[WORK TO BE COMPLETED] Write every line out verbatim and omit the pictures.

[DATA PROVIDED]
↓↓↓
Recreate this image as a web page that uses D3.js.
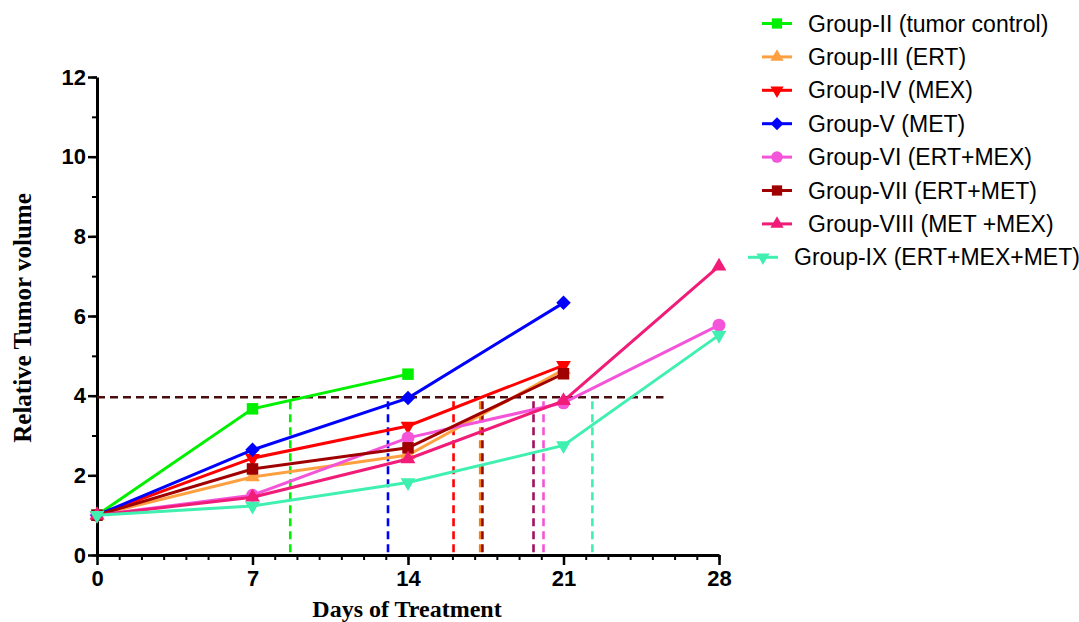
<!DOCTYPE html>
<html>
<head>
<meta charset="utf-8">
<script src="https://cdn.jsdelivr.net/npm/d3@7"></script>
<style>
  html, body { margin: 0; padding: 0; background: #fff; }
  svg { display: block; }
</style>
</head>
<body>
<svg id="chart" width="1079" height="622"></svg>
<script>
// Measurement days (x) and relative tumour volume per group (y)
const days = [0, 7, 14, 21, 28];
const groupII   = [1.00, 3.67, 4.54];
const groupIII  = [1.00, 1.96, 2.51, 4.65];
const groupIV   = [1.00, 2.43, 3.24, 4.76];
const groupV    = [1.00, 2.64, 3.94, 6.33];
const groupVI   = [1.00, 1.50, 2.94, 3.82, 5.77];
const groupVII  = [1.00, 2.16, 2.69, 4.55];
const groupVIII = [1.00, 1.45, 2.41, 3.87, 7.25];
const groupIX   = [1.00, 1.23, 1.82, 2.75, 5.52];

const groupNames = [
  "Group-II (tumor control)", "Group-III (ERT)", "Group-IV (MEX)", "Group-V (MET)",
  "Group-VI (ERT+MEX)", "Group-VII (ERT+MET)", "Group-VIII (MET +MEX)", "Group-IX (ERT+MEX+MET)"
];
const groupColors = ["#00f000", "#ffa040", "#ff0000", "#0000ff", "#f455d8", "#a00000", "#f01c78", "#40f0b0"];
const groupSymbols = ["square", "triangleUp", "triangleDown", "diamond", "circle", "square", "triangleUp", "triangleDown"];
const groupValues = [groupII, groupIII, groupIV, groupV, groupVI, groupVII, groupVIII, groupIX];

// Doubling threshold (relative volume) and the day each group reaches it
const threshold = 3.96;
const thresholdEndDay = 25.5;
const crossingDays   = [8.7, 13.1, 16.05, 17.25, 17.35, 19.65, 20.1, 22.3];
const crossingColors = ["#00f000", "#0000ff", "#ff0000", "#ff8000", "#8b0a0a", "#a0125c", "#f455d8", "#40f0b0"];

const xTicks = [0, 7, 14, 21, 28];
const yTicks = [0, 2, 4, 6, 8, 10, 12];

const svg = d3.select("#chart");
const x = d3.scaleLinear().domain([0, 28]).range([97, 719]);
const y = d3.scaleLinear().domain([0, 12]).range([555, 77]);

const tickFont = "'Liberation Sans', Arial, sans-serif";
const titleFont = "'Liberation Serif', 'Times New Roman', serif";

// Minor ticks (every unit)
svg.append("g")
  .attr("transform", `translate(0,${y(0)})`)
  .call(d3.axisBottom(x).tickValues(d3.range(0, 29)).tickSize(5).tickSizeOuter(0).tickFormat(""))
  .call(g => g.select(".domain").remove())
  .call(g => g.selectAll("line").attr("stroke", "#000").attr("stroke-width", 2));
svg.append("g")
  .attr("transform", `translate(${x(0)},0)`)
  .call(d3.axisLeft(y).tickValues(d3.range(0, 13)).tickSize(5).tickSizeOuter(0).tickFormat(""))
  .call(g => g.select(".domain").remove())
  .call(g => g.selectAll("line").attr("stroke", "#000").attr("stroke-width", 2));

// Major axes
const xAxis = svg.append("g")
  .attr("transform", `translate(0,${y(0)})`)
  .call(d3.axisBottom(x).tickValues(xTicks).tickSize(10).tickSizeOuter(0).tickPadding(5));
const yAxis = svg.append("g")
  .attr("transform", `translate(${x(0)},0)`)
  .call(d3.axisLeft(y).tickValues(yTicks).tickSize(9).tickSizeOuter(0).tickPadding(2));
[xAxis, yAxis].forEach(a => {
  a.select(".domain").attr("stroke", "#000").attr("stroke-width", 3);
  a.selectAll(".tick line").attr("stroke", "#000").attr("stroke-width", 2.5);
  a.selectAll(".tick text")
    .attr("fill", "#000")
    .style("font-family", tickFont)
    .style("font-weight", "bold")
    .style("font-size", "22px");
});

// Axis titles
svg.append("text")
  .attr("x", 407).attr("y", 617)
  .attr("text-anchor", "middle")
  .style("font-family", titleFont).style("font-weight", "bold").style("font-size", "24px")
  .text("Days of Treatment");
svg.append("text")
  .attr("transform", "translate(31,318) rotate(-90)")
  .attr("text-anchor", "middle")
  .style("font-family", titleFont).style("font-weight", "bold").style("font-size", "25px")
  .text("Relative Tumor volume");

// Reference lines
svg.append("line")
  .attr("x1", x(0)).attr("x2", x(thresholdEndDay))
  .attr("y1", y(threshold)).attr("y2", y(threshold))
  .attr("stroke", "#4a0c0c").attr("stroke-width", 2.6).attr("stroke-dasharray", "8,5");
svg.append("g").selectAll("line")
  .data(crossingDays)
  .join("line")
  .attr("x1", d => x(d)).attr("x2", d => x(d))
  .attr("y1", y(threshold) + 4).attr("y2", y(0))
  .attr("stroke", (d, i) => crossingColors[i])
  .attr("stroke-width", 2.6)
  .attr("stroke-dasharray", "8,5");

// Marker path generator
function symbolPath(kind, scale) {
  const s = scale || 1;
  switch (kind) {
    case "square": return { d: d3.symbol(d3.symbolSquare, 132 * s)(), rot: 0 };
    case "triangleUp": return { d: d3.symbol(d3.symbolTriangle, 95 * s)(), rot: 0 };
    case "triangleDown": return { d: d3.symbol(d3.symbolTriangle, 95 * s)(), rot: 180 };
    case "diamond": return { d: d3.symbol(d3.symbolSquare, 105 * s)(), rot: 45 };
    case "circle": return { d: d3.symbol(d3.symbolCircle, 130 * s)(), rot: 0 };
  }
}

const line = d3.line().x((d, i) => x(days[i])).y(d => y(d));

// Series lines and markers
groupValues.forEach((vals, gi) => {
  const g = svg.append("g");
  g.append("path")
    .attr("d", line(vals))
    .attr("fill", "none")
    .attr("stroke", groupColors[gi])
    .attr("stroke-width", 3);
  const sym = symbolPath(groupSymbols[gi]);
  g.selectAll("path.m")
    .data(vals)
    .join("path")
    .attr("class", "m")
    .attr("d", sym.d)
    .attr("transform", (d, i) => `translate(${x(days[i])},${y(d)}) rotate(${sym.rot})`)
    .attr("fill", groupColors[gi]);
});

// Legend
const legendRowY = groupNames.map((n, i) => 23.5 + i * 33.4);
const legend = svg.append("g");
groupNames.forEach((name, i) => {
  const last = i === groupNames.length - 1;
  const x0 = last ? 748 : 762;
  const row = legend.append("g").attr("transform", `translate(${x0},${legendRowY[i]})`);
  row.append("line").attr("x1", 0).attr("x2", 30).attr("y1", 0).attr("y2", 0)
    .attr("stroke", groupColors[i]).attr("stroke-width", 3);
  const sym = symbolPath(groupSymbols[i], 0.8);
  row.append("path").attr("d", sym.d)
    .attr("transform", `translate(15,0) rotate(${sym.rot})`)
    .attr("fill", groupColors[i]);
  row.append("text")
    .attr("x", 46).attr("y", 8)
    .style("font-family", tickFont).style("font-size", "23px")
    .attr("fill", "#000")
    .text(name);
});
</script>
</body>
</html>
↑↑↑
[OUTPUT]
Recreate this image as a web page that uses D3.js.
<!DOCTYPE html>
<html>
<head>
<meta charset="utf-8">
<script src="https://cdn.jsdelivr.net/npm/d3@7"></script>
<style>
  html, body { margin: 0; padding: 0; background: #fff; }
  svg { display: block; }
</style>
</head>
<body>
<svg id="chart" width="1079" height="622"></svg>
<script>
// Measurement days (x) and relative tumour volume per group (y)
const days = [0, 7, 14, 21, 28];
const groupII   = [1.00, 3.67, 4.54];
const groupIII  = [1.00, 1.96, 2.51, 4.65];
const groupIV   = [1.00, 2.43, 3.24, 4.76];
const groupV    = [1.00, 2.64, 3.94, 6.33];
const groupVI   = [1.00, 1.50, 2.94, 3.82, 5.77];
const groupVII  = [1.00, 2.16, 2.69, 4.55];
const groupVIII = [1.00, 1.45, 2.41, 3.87, 7.25];
const groupIX   = [1.00, 1.23, 1.82, 2.75, 5.52];

const groupNames = [
  "Group-II (tumor control)", "Group-III (ERT)", "Group-IV (MEX)", "Group-V (MET)",
  "Group-VI (ERT+MEX)", "Group-VII (ERT+MET)", "Group-VIII (MET +MEX)", "Group-IX (ERT+MEX+MET)"
];
const groupColors = ["#00f000", "#ffa040", "#ff0000", "#0000ff", "#f455d8", "#a00000", "#f01c78", "#40f0b0"];
const groupSymbols = ["square", "triangleUp", "triangleDown", "diamond", "circle", "square", "triangleUp", "triangleDown"];
const groupValues = [groupII, groupIII, groupIV, groupV, groupVI, groupVII, groupVIII, groupIX];

// Doubling threshold (relative volume) and the day each group reaches it
const threshold = 3.96;
const thresholdEndDay = 25.5;
const crossingDays   = [8.7, 13.1, 16.05, 17.25, 17.35, 19.65, 20.1, 22.3];
const crossingColors = ["#00f000", "#0000ff", "#ff0000", "#ff8000", "#8b0a0a", "#a0125c", "#f455d8", "#40f0b0"];

const xTicks = [0, 7, 14, 21, 28];
const yTicks = [0, 2, 4, 6, 8, 10, 12];

const svg = d3.select("#chart");
const x = d3.scaleLinear().domain([0, 28]).range([97, 719]);
const y = d3.scaleLinear().domain([0, 12]).range([555, 77]);

const tickFont = "'Liberation Sans', Arial, sans-serif";
const titleFont = "'Liberation Serif', 'Times New Roman', serif";

// Minor ticks (every unit)
svg.append("g")
  .attr("transform", `translate(0,${y(0)})`)
  .call(d3.axisBottom(x).tickValues(d3.range(0, 29)).tickSize(5).tickSizeOuter(0).tickFormat(""))
  .call(g => g.select(".domain").remove())
  .call(g => g.selectAll("line").attr("stroke", "#000").attr("stroke-width", 2));
svg.append("g")
  .attr("transform", `translate(${x(0)},0)`)
  .call(d3.axisLeft(y).tickValues(d3.range(0, 13)).tickSize(5).tickSizeOuter(0).tickFormat(""))
  .call(g => g.select(".domain").remove())
  .call(g => g.selectAll("line").attr("stroke", "#000").attr("stroke-width", 2));

// Major axes
const xAxis = svg.append("g")
  .attr("transform", `translate(0,${y(0)})`)
  .call(d3.axisBottom(x).tickValues(xTicks).tickSize(10).tickSizeOuter(0).tickPadding(5));
const yAxis = svg.append("g")
  .attr("transform", `translate(${x(0)},0)`)
  .call(d3.axisLeft(y).tickValues(yTicks).tickSize(9).tickSizeOuter(0).tickPadding(2));
[xAxis, yAxis].forEach(a => {
  a.select(".domain").attr("stroke", "#000").attr("stroke-width", 3);
  a.selectAll(".tick line").attr("stroke", "#000").attr("stroke-width", 2.5);
  a.selectAll(".tick text")
    .attr("fill", "#000")
    .style("font-family", tickFont)
    .style("font-weight", "bold")
    .style("font-size", "22px");
});

// Axis titles
svg.append("text")
  .attr("x", 407).attr("y", 617)
  .attr("text-anchor", "middle")
  .style("font-family", titleFont).style("font-weight", "bold").style("font-size", "24px")
  .text("Days of Treatment");
svg.append("text")
  .attr("transform", "translate(31,318) rotate(-90)")
  .attr("text-anchor", "middle")
  .style("font-family", titleFont).style("font-weight", "bold").style("font-size", "25px")
  .text("Relative Tumor volume");

// Reference lines
svg.append("line")
  .attr("x1", x(0)).attr("x2", x(thresholdEndDay))
  .attr("y1", y(threshold)).attr("y2", y(threshold))
  .attr("stroke", "#4a0c0c").attr("stroke-width", 2.6).attr("stroke-dasharray", "8,5");
svg.append("g").selectAll("line")
  .data(crossingDays)
  .join("line")
  .attr("x1", d => x(d)).attr("x2", d => x(d))
  .attr("y1", y(threshold) + 4).attr("y2", y(0))
  .attr("stroke", (d, i) => crossingColors[i])
  .attr("stroke-width", 2.6)
  .attr("stroke-dasharray", "8,5");

// Marker path generator
function symbolPath(kind, scale) {
  const s = scale || 1;
  switch (kind) {
    case "square": return { d: d3.symbol(d3.symbolSquare, 132 * s)(), rot: 0 };
    case "triangleUp": return { d: d3.symbol(d3.symbolTriangle, 95 * s)(), rot: 0 };
    case "triangleDown": return { d: d3.symbol(d3.symbolTriangle, 95 * s)(), rot: 180 };
    case "diamond": return { d: d3.symbol(d3.symbolSquare, 105 * s)(), rot: 45 };
    case "circle": return { d: d3.symbol(d3.symbolCircle, 130 * s)(), rot: 0 };
  }
}

const line = d3.line().x((d, i) => x(days[i])).y(d => y(d));

// Series lines and markers
groupValues.forEach((vals, gi) => {
  const g = svg.append("g");
  g.append("path")
    .attr("d", line(vals))
    .attr("fill", "none")
    .attr("stroke", groupColors[gi])
    .attr("stroke-width", 3);
  const sym = symbolPath(groupSymbols[gi]);
  g.selectAll("path.m")
    .data(vals)
    .join("path")
    .attr("class", "m")
    .attr("d", sym.d)
    .attr("transform", (d, i) => `translate(${x(days[i])},${y(d)}) rotate(${sym.rot})`)
    .attr("fill", groupColors[gi]);
});

// Legend
const legendRowY = groupNames.map((n, i) => 23.5 + i * 33.4);
const legend = svg.append("g");
groupNames.forEach((name, i) => {
  const last = i === groupNames.length - 1;
  const x0 = last ? 748 : 762;
  const row = legend.append("g").attr("transform", `translate(${x0},${legendRowY[i]})`);
  row.append("line").attr("x1", 0).attr("x2", 30).attr("y1", 0).attr("y2", 0)
    .attr("stroke", groupColors[i]).attr("stroke-width", 3);
  const sym = symbolPath(groupSymbols[i], 0.8);
  row.append("path").attr("d", sym.d)
    .attr("transform", `translate(15,0) rotate(${sym.rot})`)
    .attr("fill", groupColors[i]);
  row.append("text")
    .attr("x", 46).attr("y", 8)
    .style("font-family", tickFont).style("font-size", "23px")
    .attr("fill", "#000")
    .text(name);
});
</script>
</body>
</html>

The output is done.